With each relationship, I taught myself to cook the food from the country of origin of the guy I was dating. It was mainly Vietnamese and Korean, but I consider Korean my specialty. In addition, I even learned to speak, read, and write Korean. I wish I had practiced enough to be really fluent, but as with most hobbies that came with guys I dated (paintball and motorcycles to name a couple), the korean classes, along with my desire to study, ceased when the relationship ended. But at least I can read the signs and menus in New York’s K-town ;)

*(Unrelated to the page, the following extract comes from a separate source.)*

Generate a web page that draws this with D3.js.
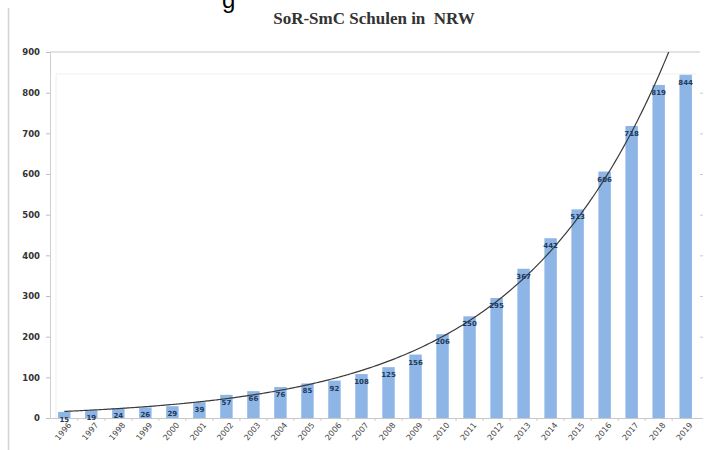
<!DOCTYPE html>
<html>
<head>
<meta charset="utf-8">
<script src="https://cdn.jsdelivr.net/npm/d3@7"></script>
<style>
  body { margin: 0; background: #fff; }
  svg { display: block; }
</style>
</head>
<body>
<svg id="chart" width="709" height="450"></svg>
<script>
// values
const years = ["1996","1997","1998","1999","2000","2001","2002","2003","2004","2005","2006","2007",
               "2008","2009","2010","2011","2012","2013","2014","2015","2016","2017","2018","2019"];
const schools = [15, 19, 24, 26, 29, 39, 57, 66, 76, 85, 92, 108,
                 125, 156, 206, 250, 295, 367, 442, 513, 606, 718, 819, 844];
const yTicks = [0, 100, 200, 300, 400, 500, 600, 700, 800, 900];
const title = "SoR-SmC Schulen in  NRW";

const data = years.map((y, i) => ({ year: y, value: schools[i] }));

const svg = d3.select("#chart");
const plotLeft = 50, plotRight = 700, plotTop = 52, plotBottom = 418;

const x = d3.scaleBand()
    .domain(years)
    .range([plotLeft, plotRight])
    .paddingInner(0.54)
    .paddingOuter(0.3);

const y = d3.scaleLinear()
    .domain([0, 900])
    .range([plotBottom, plotTop]);

// frame remnants of the screenshot
svg.append("line")
    .attr("x1", 8.5).attr("x2", 8.5)
    .attr("y1", 8).attr("y2", 450)
    .attr("stroke", "#d4d4d4").attr("stroke-width", 1.5);

svg.append("text")
    .attr("x", 222).attr("y", 8)
    .style("font-family", "Liberation Sans, Arial, sans-serif")
    .style("font-size", "24px")
    .attr("fill", "#000")
    .text("g");

// title
svg.append("text")
    .attr("x", 374).attr("y", 24)
    .attr("text-anchor", "middle")
    .style("font-family", "Liberation Serif, Times New Roman, serif")
    .style("font-weight", "bold")
    .style("font-size", "17px")
    .style("white-space", "pre")
    .attr("fill", "#333")
    .text(title);

// top gridline
svg.append("line")
    .attr("x1", plotLeft).attr("x2", plotRight)
    .attr("y1", y(900)).attr("y2", y(900))
    .attr("stroke", "#c8c8c8").attr("stroke-width", 1.2);

// faint inner plot box
svg.append("path")
    .attr("d", `M${plotLeft + 6},${plotBottom} V${plotTop + 22} H${plotRight - 4}`)
    .attr("fill", "none")
    .attr("stroke", "#f0f0f0").attr("stroke-width", 1);

// left axis
const yAxis = svg.append("g")
    .attr("transform", `translate(${plotLeft},0)`)
    .call(d3.axisLeft(y).tickValues(yTicks).tickSize(4).tickPadding(6));
yAxis.select(".domain").attr("stroke", "#cfcfcf");
yAxis.selectAll(".tick line").attr("stroke", "#bdbdbd");
yAxis.selectAll("text")
    .style("font-family", "DejaVu Sans, sans-serif")
    .style("font-weight", "bold")
    .style("font-size", "8.5px")
    .attr("fill", "#333");

// right axis, ticks only
const yAxisR = svg.append("g")
    .attr("transform", `translate(${plotRight},0)`)
    .call(d3.axisRight(y).tickValues(yTicks.slice(0, -1)).tickSize(3).tickFormat(""));
yAxisR.select(".domain").remove();
yAxisR.selectAll(".tick line").attr("stroke", "#cccccc");

// bars
svg.append("g")
    .selectAll("rect")
    .data(data)
    .enter()
    .append("rect")
    .attr("x", d => x(d.year))
    .attr("y", d => y(d.value))
    .attr("width", x.bandwidth())
    .attr("height", d => y(0) - y(d.value))
    .attr("fill", "#8db5e6");

// bottom axis
const xAxis = svg.append("g")
    .attr("transform", `translate(0,${plotBottom})`)
    .call(d3.axisBottom(x).tickSize(0).tickPadding(8));
xAxis.select(".domain").attr("stroke", "#c8c8c8").attr("stroke-width", 1.2);
xAxis.selectAll("text")
    .style("font-family", "DejaVu Sans, sans-serif")
    .style("font-size", "8px")
    .attr("fill", "#444")
    .attr("text-anchor", "end")
    .attr("dx", "-0.1em")
    .attr("dy", "0.3em")
    .attr("transform", "rotate(-50)");

// category separators on the x axis
svg.append("g")
    .selectAll("line")
    .data(years.slice(1))
    .enter()
    .append("line")
    .attr("x1", d => x(d) - x.step() * x.paddingInner() / 2)
    .attr("x2", d => x(d) - x.step() * x.paddingInner() / 2)
    .attr("y1", plotBottom).attr("y2", plotBottom + 3)
    .attr("stroke", "#cccccc");

// exponential trendline (least squares on ln values)
const n = schools.length;
const lnv = schools.map(v => Math.log(v));
const tMean = d3.mean(d3.range(n));
const lMean = d3.mean(lnv);
const b = d3.sum(d3.range(n), t => (t - tMean) * (lnv[t] - lMean)) /
          d3.sum(d3.range(n), t => (t - tMean) ** 2);
const a = Math.exp(lMean - b * tMean);

const xc = t => x(years[0]) + x.bandwidth() / 2 + t * x.step();
const trend = d3.range(0, n - 1 + 0.001, 0.1).map(t => [t, a * Math.exp(b * t)]);

svg.append("clipPath").attr("id", "plotclip")
    .append("rect")
    .attr("x", plotLeft).attr("y", plotTop)
    .attr("width", plotRight - plotLeft).attr("height", plotBottom - plotTop);

svg.append("path")
    .datum(trend)
    .attr("clip-path", "url(#plotclip)")
    .attr("fill", "none")
    .attr("stroke", "#3a3a3a")
    .attr("stroke-width", 1.2)
    .attr("d", d3.line().x(d => xc(d[0])).y(d => y(d[1])).curve(d3.curveMonotoneX));

// value labels
svg.append("g")
    .selectAll("text")
    .data(data)
    .enter()
    .append("text")
    .attr("x", d => x(d.year) + x.bandwidth() / 2)
    .attr("y", d => y(d.value) + 10)
    .attr("text-anchor", "middle")
    .style("font-family", "DejaVu Sans, sans-serif")
    .style("font-weight", "bold")
    .style("font-size", "7px")
    .attr("fill", "#1f3a5a")
    .text(d => d.value);
</script>
</body>
</html>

I’m not sure if you’re at all familiar with Korean food, but they have these little side dishes that come to your table when you sit down, called panchan. They are DELCIOUS. They usually involve pickled veggies, or sauteed ones, or a korean version of potato salad, or these yummy black beans, and lots of other things. All korean grocery stores sell them, and this Sunrise Mart happens to sell them too, along with some other Korean items.

Prepared food case at Sunrise Mart

The point of all of this background information (yes, I realize I’m very wordy!) is that i was seriously craving some panchan yesterday. So I decided that I would go to the store and buy some, and then make some asian-inspired dinner to go along with it. I wasn’t sure what I would make but knew it would involve broiling fish and roasting veggies with some sort of asian glaze.

When I got to Sunrise Mart, I went over to the veggie area and selected some Japanese eggplant, along with what I thought was a very large sweet potato, although the label said Satsumaimo. This didn’t deter me because I knew that if it wasn’t a sweet potato, it was some other root veggie that could most likely be cooked similarly. I also picked up some white fish fillets also with a name I didn’t recognize, but it looked vaguely like Tilapia. (I looked up Satsumaimo when I got home and found out that it’s a japanese sweet potato with a milder flavor, softer flesh, and a lighter yellow coloring than an American sweet potato).

Satsumaimo, or japanese sweet potato

Source

I wandered around the store further ( I could literally spend hours in an asian grocery store picking up and investigating every item) and came across a case of Miso paste. I’ve been wanting to buy miso for the longest time, so I took some of that and figured I could incorporate it into my glaze.

Tasty taters!

I walked home excitedly, with my purchases in hand and immediately scoured the internet for recipes for Miso glazes. After getting the feel for what went into a basic miso glaze, I created my own and discovered one of the easiest, most delicious dinners I’ve ever made! I’ll definitely be looking for that Satsumaimo again…both Nate and I agreed that it tasted like candy. While this dinner had more obscure ingredients,  you can substitute most everything for the American versions, but you will definitely need Miso paste.

Mah-is-geh deuseyo! (Bon appetit in Korean ;) )

 

Miso Glazed Fish and veggies

Recipe by Me

2 Tbsp Miso paste (i used yellow but i don’t think it matters)
2 Tbsp seasoned rice vinegar (you can find in any grocery store)
1 Tbsp sake, vermouth, or dry white wine
1 Tbsp sugar
1 Tbsp orange juice
1 Tbsp sesame oil

1 lb white fish fillets (Tilapia works well)
Assorted roasting veggies (i used 2 japanese eggplant and about 3/4 lb sweet potato), chopped into large cubes
1 Tbsp olive oil

Toss vegetables with olive oil. Spread on baking sheet and roast in oven at 450 for 30-40 minutes or until tender, but not too brown.

When veggies are cooked, remove from oven and brush glaze on top.

Broil veggies until glaze is caramelized and browning. Remove from oven.

Spread enough glaze on fish fillets to cover. Broil until fish flakes easily and top is golden. Brush additional glaze on fish and veggies if desired.